▶ **Information provided**
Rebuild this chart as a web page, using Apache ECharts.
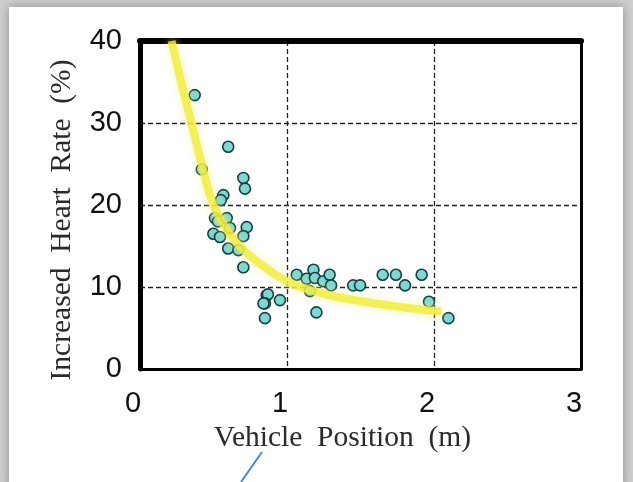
<!DOCTYPE html>
<html><head><meta charset="utf-8">
<script src="https://cdn.jsdelivr.net/npm/echarts@6/dist/echarts.min.js"></script>
<style>html,body{margin:0;padding:0;background:#fff}#c{width:633px;height:482px}</style>
</head><body><div id="c"></div>
<script>
// Scatter data: vehicle position (m) vs increased heart rate (%)
var posX = [0.372, 0.60, 0.42, 0.703, 0.714, 0.567, 0.55, 0.51, 0.53, 0.59, 0.499, 0.544, 0.612, 0.726, 0.703, 0.60, 0.669, 0.703,
            0.862, 0.87, 0.85, 0.84, 0.952, 0.85, 1.066, 1.134, 1.18, 1.19, 1.156, 1.247, 1.29, 1.30, 1.20, 1.45, 1.497,
            1.651, 1.741, 1.803, 1.916, 1.966, 2.098];
var heartY = [33.4, 27.1, 24.35, 23.3, 22.0, 21.2, 20.6, 18.4, 18.0, 18.4, 16.5, 16.1, 17.2, 17.3, 16.2, 14.7, 14.5, 12.4,
              9.0, 9.1, 8.0, 8.0, 8.4, 6.2, 11.5, 11.0, 12.1, 11.1, 9.5, 10.7, 11.5, 10.2, 6.9, 10.2, 10.2,
              11.5, 11.5, 10.2, 11.5, 8.2, 6.2];
// Fitted curve
var fitX = [0.215, 0.28, 0.35, 0.42, 0.5, 0.6, 0.7, 0.82, 1.0, 1.2, 1.4, 1.6, 1.8, 2.05];
var fitY = [40, 35, 30, 25, 20, 16.8, 14.6, 12.8, 10.7, 9.4, 8.6, 8.0, 7.5, 7.0];
// Axis ticks
var xTicks = [0, 1, 2, 3];
var yTicks = [0, 10, 20, 30, 40];
var xTitle = 'Vehicle  Position  (m)';
var yTitle = 'Increased  Heart  Rate  (%)';

var scatterData = posX.map(function (x, i) { return [x, heartY[i]]; });
var fitData = fitX.map(function (x, i) { return [x, fitY[i]]; });

var chart = echarts.init(document.getElementById('c'), null, {renderer: 'canvas'});
var labelFont = {fontFamily: 'Liberation Sans, Arial, sans-serif', fontSize: 29, color: '#111'};
var serif = 'Liberation Serif, Times New Roman, serif';
chart.setOption({
  backgroundColor: '#cfcfcf',
  animation: false,
  graphic: [
    {type: 'rect', z: -100, shape: {x: 9, y: 7, width: 614, height: 480},
     style: {fill: '#fff', shadowBlur: 10, shadowColor: 'rgba(0,0,0,0.35)'}},
    {type: 'line', z: 100, shape: {x1: 262, y1: 452, x2: 241, y2: 482},
     style: {stroke: '#4a86d0', lineWidth: 2}}
  ],
  grid: {left: 140, right: 52, top: 41, bottom: 113, show: false},
  xAxis: [{
    type: 'value', min: xTicks[0], max: xTicks[xTicks.length - 1], interval: 1, position: 'bottom',
    axisLine: {show: true, onZero: false, lineStyle: {color: '#000', width: 3}},
    axisTick: {show: false},
    axisLabel: Object.assign({margin: 20, padding: [0, 14, 0, 0]}, labelFont),
    splitLine: {show: true, lineStyle: {color: '#222', width: 1.3, type: [5, 3]}},
    name: xTitle, nameLocation: 'middle', nameGap: 52,
    nameTextStyle: {fontFamily: serif, fontSize: 29.5, color: '#2a2a2a', padding: [0, 36, 0, 0]}
  }, {
    type: 'value', min: 0, max: 3, interval: 1, position: 'top',
    axisLine: {show: true, onZero: false, lineStyle: {color: '#000', width: 6}},
    axisTick: {show: false}, axisLabel: {show: false}, splitLine: {show: false}
  }],
  yAxis: [{
    type: 'value', min: yTicks[0], max: yTicks[yTicks.length - 1], interval: 10, position: 'left',
    axisLine: {show: true, onZero: false, lineStyle: {color: '#000', width: 5}},
    axisTick: {show: false},
    axisLabel: Object.assign({margin: 18, padding: [8, 0, 0, 0]}, labelFont),
    splitLine: {show: true, lineStyle: {color: '#222', width: 1.3, type: [5, 3]}},
    name: yTitle, nameLocation: 'middle', nameGap: 63,
    nameTextStyle: {fontFamily: serif, fontSize: 29.5, color: '#2a2a2a', padding: [0, 30, 0, 0]}
  }, {
    type: 'value', min: 0, max: 40, interval: 10, position: 'right',
    axisLine: {show: true, onZero: false, lineStyle: {color: '#000', width: 3}},
    axisTick: {show: false}, axisLabel: {show: false}, splitLine: {show: false}
  }],
  series: [{
    type: 'scatter', data: scatterData, symbol: 'circle', symbolSize: 11, z: 3,
    itemStyle: {color: '#7fd6d2', borderColor: '#14403f', borderWidth: 1.6, opacity: 1}
  }, {
    type: 'line', data: fitData, smooth: true, symbol: 'none', z: 4,
    lineStyle: {color: 'rgba(240,236,60,0.8)', width: 8, shadowBlur: 8, shadowColor: 'rgba(245,240,120,0.8)'}
  }]
});
</script></body></html>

▶ **Directive**
Reproduce the data above word for word from its first line through the line that holds "var fitData = fitX.map(function", both ends included; skip pictures.

▶ **Finished exercise**
Rebuild this chart as a web page, using Apache ECharts.
<!DOCTYPE html>
<html><head><meta charset="utf-8">
<script src="https://cdn.jsdelivr.net/npm/echarts@6/dist/echarts.min.js"></script>
<style>html,body{margin:0;padding:0;background:#fff}#c{width:633px;height:482px}</style>
</head><body><div id="c"></div>
<script>
// Scatter data: vehicle position (m) vs increased heart rate (%)
var posX = [0.372, 0.60, 0.42, 0.703, 0.714, 0.567, 0.55, 0.51, 0.53, 0.59, 0.499, 0.544, 0.612, 0.726, 0.703, 0.60, 0.669, 0.703,
            0.862, 0.87, 0.85, 0.84, 0.952, 0.85, 1.066, 1.134, 1.18, 1.19, 1.156, 1.247, 1.29, 1.30, 1.20, 1.45, 1.497,
            1.651, 1.741, 1.803, 1.916, 1.966, 2.098];
var heartY = [33.4, 27.1, 24.35, 23.3, 22.0, 21.2, 20.6, 18.4, 18.0, 18.4, 16.5, 16.1, 17.2, 17.3, 16.2, 14.7, 14.5, 12.4,
              9.0, 9.1, 8.0, 8.0, 8.4, 6.2, 11.5, 11.0, 12.1, 11.1, 9.5, 10.7, 11.5, 10.2, 6.9, 10.2, 10.2,
              11.5, 11.5, 10.2, 11.5, 8.2, 6.2];
// Fitted curve
var fitX = [0.215, 0.28, 0.35, 0.42, 0.5, 0.6, 0.7, 0.82, 1.0, 1.2, 1.4, 1.6, 1.8, 2.05];
var fitY = [40, 35, 30, 25, 20, 16.8, 14.6, 12.8, 10.7, 9.4, 8.6, 8.0, 7.5, 7.0];
// Axis ticks
var xTicks = [0, 1, 2, 3];
var yTicks = [0, 10, 20, 30, 40];
var xTitle = 'Vehicle  Position  (m)';
var yTitle = 'Increased  Heart  Rate  (%)';

var scatterData = posX.map(function (x, i) { return [x, heartY[i]]; });
var fitData = fitX.map(function (x, i) { return [x, fitY[i]]; });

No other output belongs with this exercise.